ACES researchers collaborate for new graphene paper

December 4, 2018
Sam Findlay

A number of ACES researchers along with collaborators have recently published their paper in Nature Communications discussing the effect silicone contaminants in graphene derivatives, previously overlooked, have on device performance. ACES CIs Profs Gordon Wallace, Doug MacFarlane and David Officer, AIs Drs Rouhollah Jalili and Dorna Esrafilzadeh, both formerly at ACES now at RMIT, Dr Ashley Walker, a former ACES ECR now with ANSTO and ACES senior research fellow Dr Caiyun Wang all contributed to this body of work.
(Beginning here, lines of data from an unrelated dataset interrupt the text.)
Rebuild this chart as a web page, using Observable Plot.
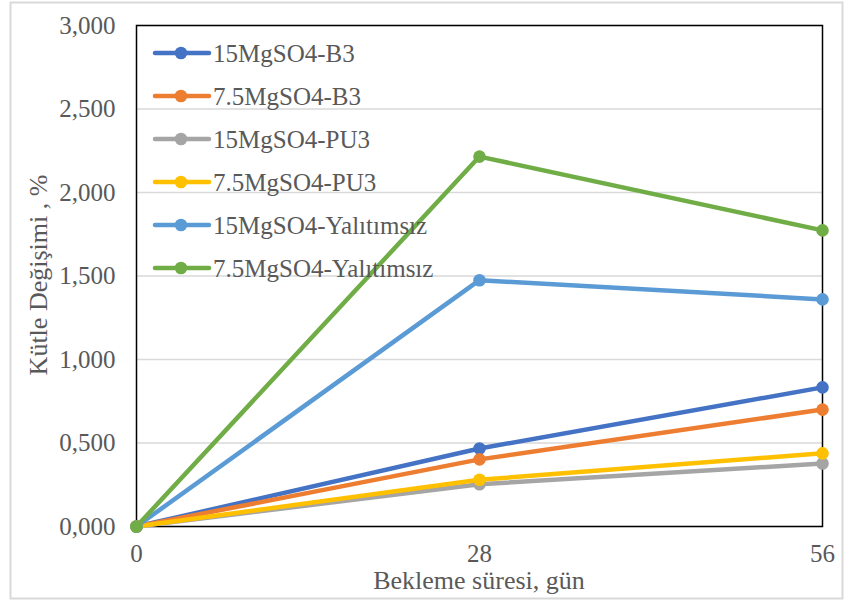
<!DOCTYPE html>
<html>
<head>
<meta charset="utf-8">
<script src="https://cdn.jsdelivr.net/npm/d3@7"></script>
<script src="https://cdn.jsdelivr.net/npm/@observablehq/plot@0.6"></script>
<style>
  html, body { margin: 0; padding: 0; background: #fff; }
  #chart { position: relative; width: 848px; height: 603px; }
</style>
</head>
<body>
<div id="chart"></div>
<script>
// ---- data ----
const days = [0, 28, 56];
const seriesNames = [
  "15MgSO4-B3",
  "7.5MgSO4-B3",
  "15MgSO4-PU3",
  "7.5MgSO4-PU3",
  "15MgSO4-Yalıtımsız",
  "7.5MgSO4-Yalıtımsız"
];
const s15B3   = [0, 0.467, 0.833];
const s75B3   = [0, 0.402, 0.700];
const s15PU3  = [0, 0.253, 0.377];
const s75PU3  = [0, 0.280, 0.438];
const s15Yal  = [0, 1.475, 1.360];
const s75Yal  = [0, 2.215, 1.773];
const seriesColors = ["#4472C4", "#ED7D31", "#A5A5A5", "#FFC000", "#5B9BD5", "#70AD47"];
const yTicks = [0, 0.5, 1, 1.5, 2, 2.5, 3];
const xTicks = [0, 28, 56];
const xTitle = "Bekleme süresi, gün";
const yTitle = "Kütle Değişimi , %";

const allValues = [s15B3, s75B3, s15PU3, s75PU3, s15Yal, s75Yal];
const rows = [];
seriesNames.forEach((name, i) => {
  days.forEach((d, j) => rows.push({series: name, day: d, value: allValues[i][j]}));
});

const fmt = d3.formatLocale({decimal: ",", thousands: ".", grouping: [3], currency: ["", ""]}).format(".3f");

const font = "'Liberation Serif', 'Times New Roman', serif";
const textColor = "#595959";
const tickFont = 25;
const legendFont = 25;
const titleFont = 26;

const plot = Plot.plot({
  width: 848,
  height: 603,
  marginLeft: 136,
  marginRight: 26,
  marginTop: 25,
  marginBottom: 77,
  style: {fontFamily: font, fontSize: tickFont + "px", color: textColor, background: "#fff"},
  x: {domain: [0, 56]},
  y: {domain: [0, 3]},
  color: {domain: seriesNames, range: seriesColors},
  marks: [
    Plot.gridY(yTicks, {stroke: "#D9D9D9", strokeOpacity: 1, strokeWidth: 1.3}),
    Plot.frame({stroke: "#000", strokeWidth: 1.5}),
    Plot.axisY(yTicks, {tickSize: 0, tickPadding: 21, tickFormat: fmt, fontSize: tickFont, fill: textColor, label: null}),
    Plot.axisX(xTicks, {tickSize: 0, tickPadding: 18, tickFormat: d => String(d), fontSize: tickFont, fill: textColor, label: null}),
    Plot.line(rows, {x: "day", y: "value", z: "series", stroke: "series", strokeWidth: 4.5, strokeLinecap: "round", strokeLinejoin: "round"}),
    Plot.dot(rows, {x: "day", y: "value", fill: "series", r: 6.3, stroke: "none"})
  ]
});

document.getElementById("chart").appendChild(plot);

const svg = d3.select(plot);

// outer chart-area border
svg.insert("rect", ":first-child")
  .attr("x", 10.5).attr("y", 2.5).attr("width", 832).attr("height", 596)
  .attr("fill", "none").attr("stroke", "#D9D9D9").attr("stroke-width", 2);

// axis titles
svg.append("text")
  .attr("x", 479).attr("y", 580).attr("dy", "0.35em")
  .attr("text-anchor", "middle").attr("font-family", font).attr("font-size", titleFont)
  .attr("fill", textColor).text(xTitle);
svg.append("text")
  .attr("transform", "translate(38,275) rotate(-90)").attr("dy", "0.35em")
  .attr("text-anchor", "middle").attr("font-family", font).attr("font-size", titleFont)
  .attr("fill", textColor).text(yTitle);

// legend (inside plot area, top-left)
const lg = svg.append("g").attr("font-family", font).attr("font-size", legendFont)
  .attr("fill", textColor).attr("text-anchor", "start");
seriesNames.forEach((name, i) => {
  const y = 53 + i * 43;
  const g = lg.append("g").attr("transform", `translate(153,${y})`);
  g.append("line").attr("x1", 2).attr("x2", 56).attr("y1", 0).attr("y2", 0)
    .attr("stroke", seriesColors[i]).attr("stroke-width", 4.5).attr("stroke-linecap", "round");
  g.append("circle").attr("cx", 28).attr("cy", 0).attr("r", 6.3).attr("fill", seriesColors[i]);
  g.append("text").attr("x", 60).attr("y", 0).attr("dy", "0.35em").text(name);
});
</script>
</body>
</html>
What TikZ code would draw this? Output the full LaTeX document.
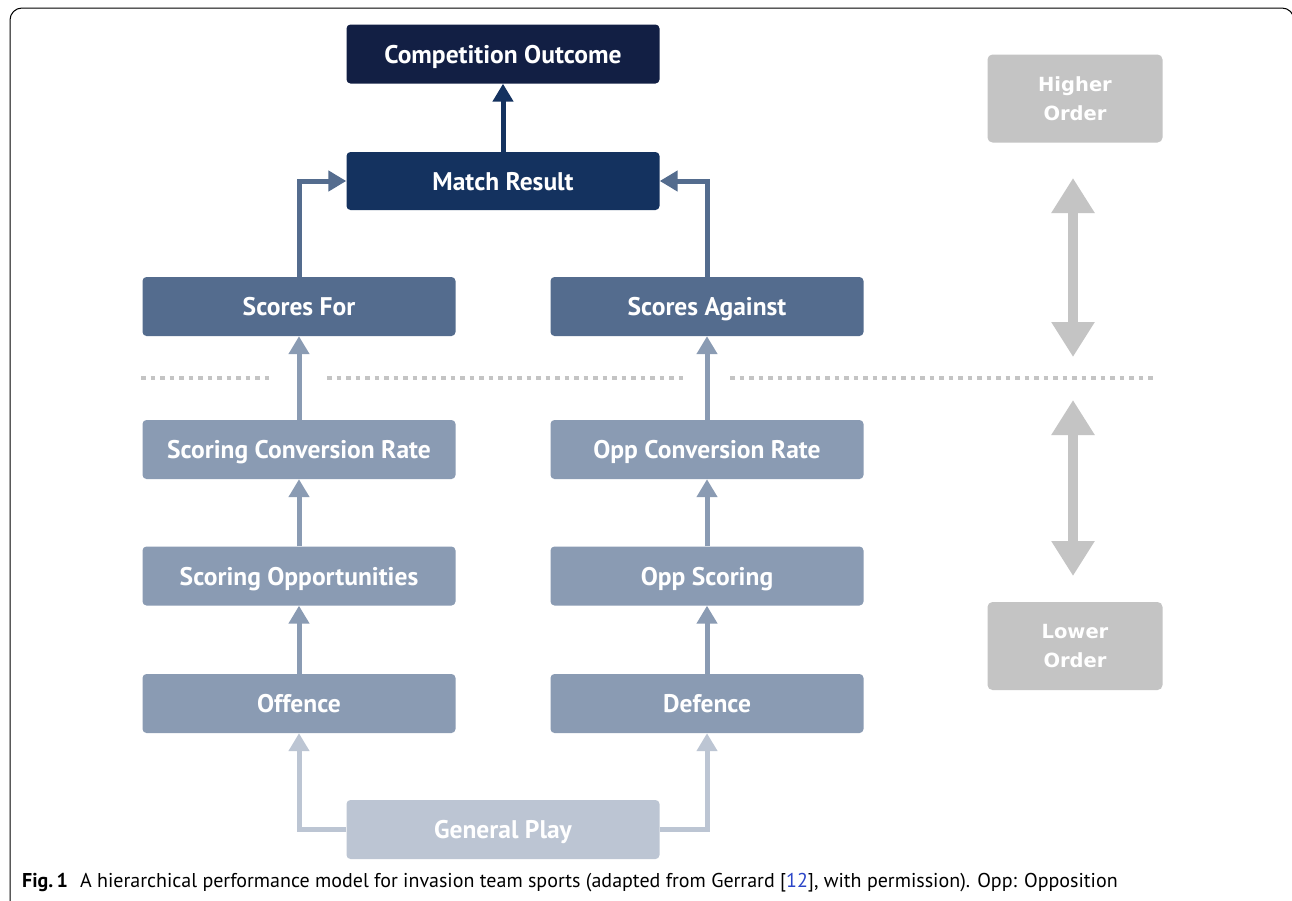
\documentclass[tikz,border=0pt]{standalone}
\usepackage{fontspec}
\setmainfont{PT Sans}
\newfontfamily\ordfont{DejaVu Sans}
\usetikzlibrary{arrows.meta}
\definecolor{cCO}{HTML}{121F44}
\definecolor{cMR}{HTML}{14325F}
\definecolor{cSC}{HTML}{546C8E}
\definecolor{cLO}{HTML}{8A9BB3}
\definecolor{cGP}{HTML}{BCC5D3}
\definecolor{cGR}{HTML}{C4C4C4}
\definecolor{cLink}{HTML}{2B45C8}
\begin{document}
\begin{tikzpicture}[x=1pt,y=-1pt,
 box/.style={rectangle, rounded corners=4pt, minimum width=313pt, minimum height=59pt, inner sep=0pt, text=white, text depth=0pt, font=\fontsize{25.5}{30}\selectfont\bfseries},
 ordbox/.style={rectangle, rounded corners=5pt, fill=cGR, minimum width=175pt, minimum height=88pt, inner sep=0pt, text=white, align=center, font=\ordfont\bfseries\fontsize{19.5}{28.5}\selectfont},
 arr/.style={line width=5pt, -{Triangle[length=18pt,width=20pt]}},
 bigarr/.style={line width=10pt, draw=cGR, {Triangle[length=35pt,width=41pt]}-{Triangle[length=35pt,width=41pt]}},
 sep/.style={draw=cGR, line width=4.5pt, dash pattern=on 4.5pt off 5pt},
]
\useasboundingbox (0,0) rectangle (1292,900);
\clip (0,0) rectangle (1292,900);
\fill[white] (0,0) rectangle (1292,900);
% frame
\draw[line width=1pt, black, rounded corners=12pt] (10,960) -- (10,8) -- (1294,8) -- (1294,960);

% separator
\draw[sep] (141,378) -- (269,378);
\draw[sep] (327,378) -- (683,378);
\draw[sep] (730,378) -- (1157,378);

% nodes
\node[box, fill=cCO] (co) at (503,54) {Competition Outcome};
\node[box, fill=cMR, minimum height=58pt] (mr) at (503,181) {Match Result};
\node[box, fill=cSC] (sf) at (299,306.5) {Scores For};
\node[box, fill=cSC] (sa) at (707,306.5) {Scores Against};
\node[box, fill=cLO] (scr) at (299,449.5) {Scoring Conversion Rate};
\node[box, fill=cLO] (ocr) at (707,449.5) {Opp Conversion Rate};
\node[box, fill=cLO] (so) at (299,576) {Scoring Opportunities};
\node[box, fill=cLO] (os) at (707,576) {Opp Scoring};
\node[box, fill=cLO] (off) at (299,703.5) {Offence};
\node[box, fill=cLO] (def) at (707,703.5) {Defence};
\node[box, fill=cGP] (gp) at (503,829.5) {General Play};

\node[ordbox] (ho) at (1075,98.5) {Higher\\Order};
\node[ordbox] (lo) at (1075,646) {Lower\\Order};

% connectors
\draw[arr, draw=cMR, fill=cMR] (mr) -- (co);
\draw[arr, draw=cSC] (sf.north) |- (mr.west);
\draw[arr, draw=cSC] (sa.north) |- (mr.east);
\draw[arr, draw=cLO] (scr) -- (sf);
\draw[arr, draw=cLO] (ocr) -- (sa);
\draw[arr, draw=cLO] (so) -- (scr);
\draw[arr, draw=cLO] (os) -- (ocr);
\draw[arr, draw=cLO] (off) -- (so);
\draw[arr, draw=cLO] (def) -- (os);
\draw[arr, draw=cGP] (gp.west) -| (off.south);
\draw[arr, draw=cGP] (gp.east) -| (def.south);

% order arrows
\coordinate (a1) at (1073,178);
\coordinate (a2) at (1073,357);
\coordinate (b1) at (1073,400);
\coordinate (b2) at (1073,576);
\draw[bigarr] (a1) -- (a2);
\draw[bigarr] (b1) -- (b2);

% caption
\node[anchor=base west, inner sep=0pt, font=\fontsize{20}{23}\selectfont] (cap) at (22,887)
 {\textbf{Fig.\,1}\hspace{0.6em}A hierarchical performance model for invasion team sports (adapted from Gerrard [\textcolor{cLink}{12}], with permission). Opp: Opposition};
\end{tikzpicture}
\end{document}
Image via Nature Communication


The paper titled ‘Silicon as a ubiquitous contaminant in graphene derivatives with significant impact on device performance’ promotes that a better approach to produce graphene used in electrochemical devices is to improve the purity of the feedstock. The study outlines how the silicon present in the raw graphite material, used to make graphene, limits device performance by up to 50 percent. Current cleaning methods to remove the contaminants were not successful. Humidity sensors and double layer supercapacitors fabricated using high purity graphite materials showed significantly improved performance – surpassing all existing reported materials and technologies.


The authors propose that the need for a quality-control approach to the production and application of 2D-based materials is of critical importance.


Graphene is flexible and strong and has been recognised as a transformative and conductive material used for both electricity and heat. It conducts heat and electricity up to 10 times more efficiently than copper.


Many researchers are very interested in this and other 2D-based materials to use in electrochemical devices.